既然诗歌的生命在于真实的感情和鲜明的个性,那么在诗歌创作过程中,就必须从自己具体的生活实践中,去体会和寻找诗歌的灵感:“人必有好奇缒险、伐山通道之事,而后有谢诗;人必有北窗高卧,不肯折腰乡里小人之意,而后有陶诗;人必有流离道路,每饭不忘君之心,而后有杜诗;人必有放浪江湖,骑鲸捉月之气,而后有李诗。”他以主客问答的方式,明确表达自己的诗歌创作主张:“有客问诗于予曰:学唐优乎?学宋优乎?予曰:子无问唐也宋也,亦问子之诗安在耳!”

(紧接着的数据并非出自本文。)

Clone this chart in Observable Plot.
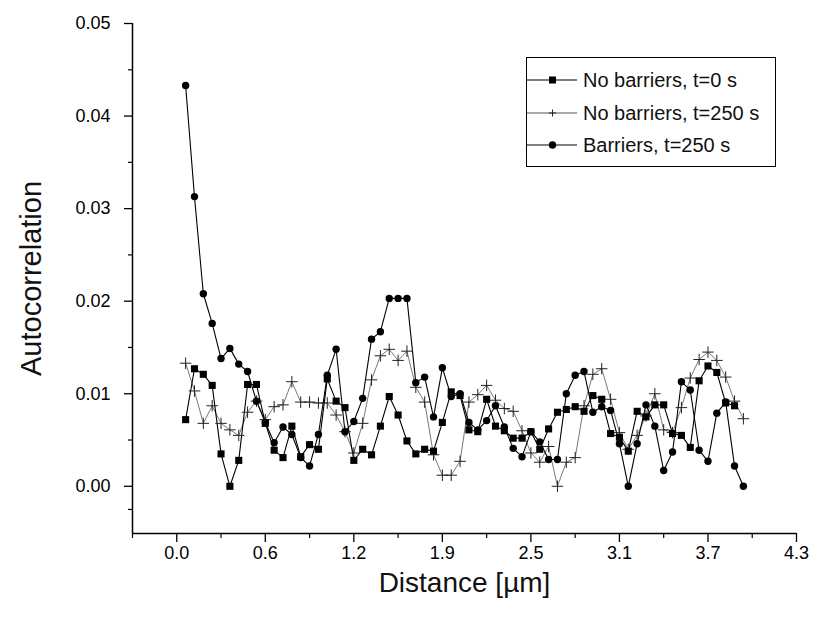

虽然如此,性德并不否认诗歌创作中对前人经验的学习与借鉴:“客曰:然则诗可无师承乎?曰:何可无也。”他举出杜甫的论诗绝句:“别裁伪体亲风雅,转益多师是汝师”,认为对前人的经验,亦须“转益多师”,但这种学习,必须采取以我为主的态度,既要多学古人,又不可为古人所误,“凡《骚》、《雅》以来,皆汝师也,今之为唐为宋者,皆伪体也。能别裁之,而勿为所误,则师承得矣。”在《渌水亭杂识》中,这种观点表达得更为明确:“诗之学古,如孩提不能无乳母也。必自立而后成诗,犹之能自立而后成人也。明之学老杜,学盛唐者,皆一生在乳母胸前过日。”可谓《原诗》中这种诗学观点的生动注解。
性德举乡试时,座师为经学家兼史学家的徐乾学,后又从徐乾学学,“执经左右十有四年”,故在经学、史学上亦颇有造诣,梁启超称其“刊《通志堂经解》,为经学家津逮。其纪地胜,摭史实,多有佳趣”。(《饮冰室文集》)。这在一定程度上影响到他对文学的看法,如视文学为余事,论及诗、赋等文学形式时,必追溯其源头至《三百篇》,认为好的文学作品,“必复之于经,故能以六经持万世文章之变,即诗赋一道,尤可以见贤人君子之用心。”(《赋论》)往往从正统的儒家学说中寻找文学价值的理论依据,但这样并未影响他在诗歌创作中力主真情与个性的鲜明立场,他对于才、学与性情的关系是这样处理的:“亦须有才,乃能挥拓;有学,乃不虚薄杜撰。才学之用于诗者,如是而已。昌黎逞才,子瞻逞学,便与性情隔绝。”(《渌水亭杂识》)而作为一位词学大家,他在诗词创作中,正是由于真情流注,故能以独特的风格超越于同辈之上。
《通志堂集》,有康熙年间刊本及上海古籍出版社1979年影印本等各种版本。